### GIVEN DATA:
****

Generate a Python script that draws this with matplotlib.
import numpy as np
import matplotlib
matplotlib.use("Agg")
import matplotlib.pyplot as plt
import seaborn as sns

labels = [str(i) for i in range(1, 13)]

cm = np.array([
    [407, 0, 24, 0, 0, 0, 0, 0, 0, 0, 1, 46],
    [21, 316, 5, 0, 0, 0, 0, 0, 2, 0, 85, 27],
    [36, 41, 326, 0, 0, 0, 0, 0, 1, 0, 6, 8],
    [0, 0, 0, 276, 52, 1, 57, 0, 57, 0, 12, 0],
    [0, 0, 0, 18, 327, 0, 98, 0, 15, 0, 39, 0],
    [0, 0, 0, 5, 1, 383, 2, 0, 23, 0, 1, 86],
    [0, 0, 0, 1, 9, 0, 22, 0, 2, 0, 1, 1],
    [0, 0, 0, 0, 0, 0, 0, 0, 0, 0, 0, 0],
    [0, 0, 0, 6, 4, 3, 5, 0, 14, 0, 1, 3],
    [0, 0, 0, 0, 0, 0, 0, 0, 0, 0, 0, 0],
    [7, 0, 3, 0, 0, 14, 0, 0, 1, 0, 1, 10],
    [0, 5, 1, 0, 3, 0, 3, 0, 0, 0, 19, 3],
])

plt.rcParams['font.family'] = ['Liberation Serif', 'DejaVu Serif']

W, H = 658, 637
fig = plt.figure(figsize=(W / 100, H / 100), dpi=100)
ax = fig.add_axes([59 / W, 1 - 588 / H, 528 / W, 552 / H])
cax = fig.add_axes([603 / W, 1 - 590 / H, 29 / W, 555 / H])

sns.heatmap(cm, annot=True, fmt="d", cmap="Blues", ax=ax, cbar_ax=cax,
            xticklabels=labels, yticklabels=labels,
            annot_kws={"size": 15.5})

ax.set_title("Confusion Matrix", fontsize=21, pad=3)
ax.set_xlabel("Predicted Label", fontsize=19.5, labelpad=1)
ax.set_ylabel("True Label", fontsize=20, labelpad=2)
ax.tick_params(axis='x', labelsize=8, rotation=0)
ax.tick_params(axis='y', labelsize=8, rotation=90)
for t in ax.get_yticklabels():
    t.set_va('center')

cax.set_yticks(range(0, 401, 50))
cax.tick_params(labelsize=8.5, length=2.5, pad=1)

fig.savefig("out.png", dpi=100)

****

### GIVEN PROBLEM:
In this exercise, copy only the lines from the opening line of the material through the line where "plt.rcParams['font.family'] = ['Liberation" appears.

### WORKED SOLUTION:
Generate a Python script that draws this with matplotlib.
import numpy as np
import matplotlib
matplotlib.use("Agg")
import matplotlib.pyplot as plt
import seaborn as sns

labels = [str(i) for i in range(1, 13)]

cm = np.array([
    [407, 0, 24, 0, 0, 0, 0, 0, 0, 0, 1, 46],
    [21, 316, 5, 0, 0, 0, 0, 0, 2, 0, 85, 27],
    [36, 41, 326, 0, 0, 0, 0, 0, 1, 0, 6, 8],
    [0, 0, 0, 276, 52, 1, 57, 0, 57, 0, 12, 0],
    [0, 0, 0, 18, 327, 0, 98, 0, 15, 0, 39, 0],
    [0, 0, 0, 5, 1, 383, 2, 0, 23, 0, 1, 86],
    [0, 0, 0, 1, 9, 0, 22, 0, 2, 0, 1, 1],
    [0, 0, 0, 0, 0, 0, 0, 0, 0, 0, 0, 0],
    [0, 0, 0, 6, 4, 3, 5, 0, 14, 0, 1, 3],
    [0, 0, 0, 0, 0, 0, 0, 0, 0, 0, 0, 0],
    [7, 0, 3, 0, 0, 14, 0, 0, 1, 0, 1, 10],
    [0, 5, 1, 0, 3, 0, 3, 0, 0, 0, 19, 3],
])

plt.rcParams['font.family'] = ['Liberation Serif', 'DejaVu Serif']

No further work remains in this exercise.